Because if they were God, they wouldn’t be like that!

The problem is, earthly wisdom and insights won’t bring us closer to God. They’re more likely to push us farther away.

Where is the one who is wise? Where is the scribe? Where is the debater of this age? Has not God made foolish the wisdom of the world? For since, in the wisdom of God, the world did not know God through wisdom, it pleased God through the folly of what we preach to save those who believe. – 1 Corinthians 1:20-21

God’s thoughts aren’t our thoughts (Isaiah 55:8-9). If we find God agreeing with us all the time, we might want to revisit the scriptures, because God does not make decisions that we would make. He sees more, knows more and understands more than we can ever process. So why do we assume that if we don’t think something’s a big deal, God doesn’t think it’s a big deal either?

We have one way to understand God: to listen to what God tells us about Himself, either through his prophets or through Jesus Christ, his son (Hebrews 1:1-2). Jesus was God’s way of revealing Himself to mankind, taking on the form of a human and helping us to see God’s nature (John 14:9, 1:18) in a way we couldn’t understand through the Old Testament alone. And through the Spirit, Jesus passed that knowledge on to his apostles (Matthew 28:20, John 16:13-15), so that they could share that understanding with the world.
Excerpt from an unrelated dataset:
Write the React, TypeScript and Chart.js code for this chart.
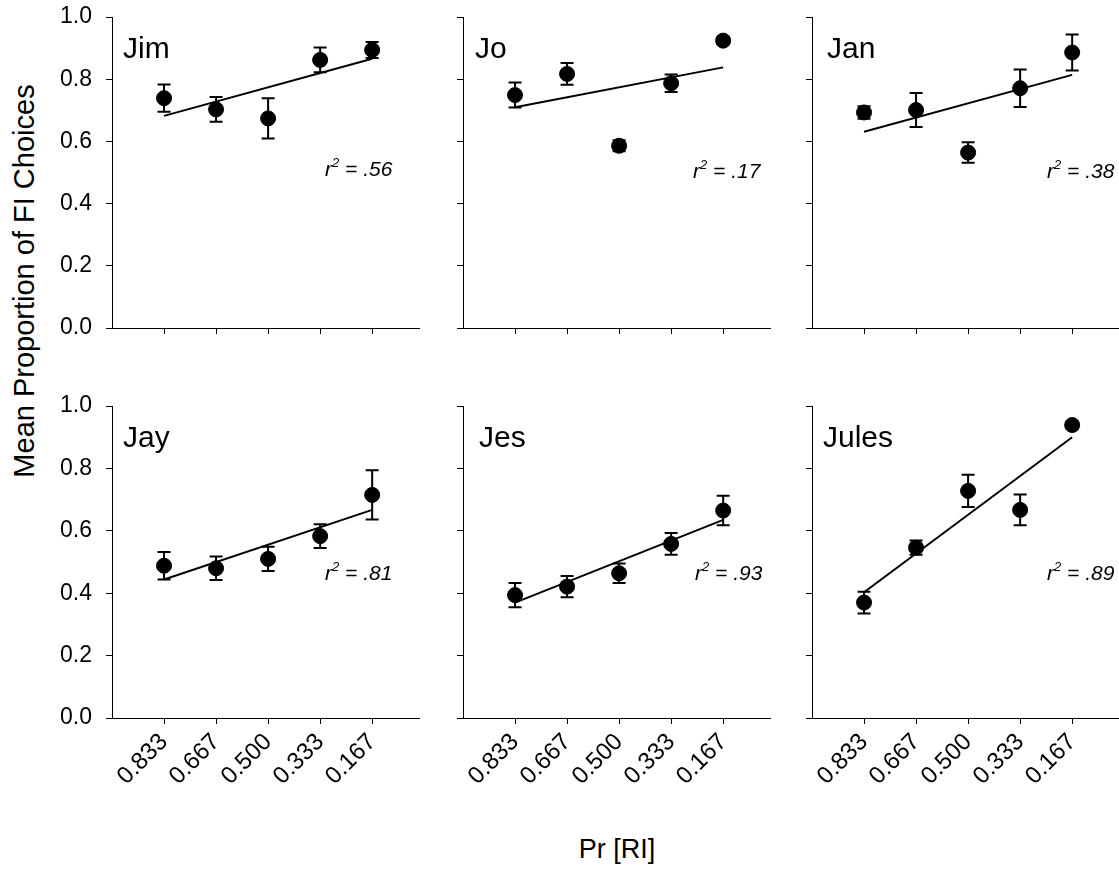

How then will they call on him in whom they have not believed? And how are they to believe in him of whom they have never heard? And how are they to hear without someone preaching? … So faith comes from hearing, and hearing through the word of Christ. – Romans 10:14-17

We can’t assume that we’ll simply figure out God on our own. God’s plan for salvation of mankind rests on our willingness to listen to the gospel—all the gospel, not just the parts that “sound like what God would say”—and place our faith not in our own ability to intellectualize God’s divine nature or to feel some intangible sense that God loves me, but in the testimony of earthen vessels and a belief in a God who surpasses all understanding.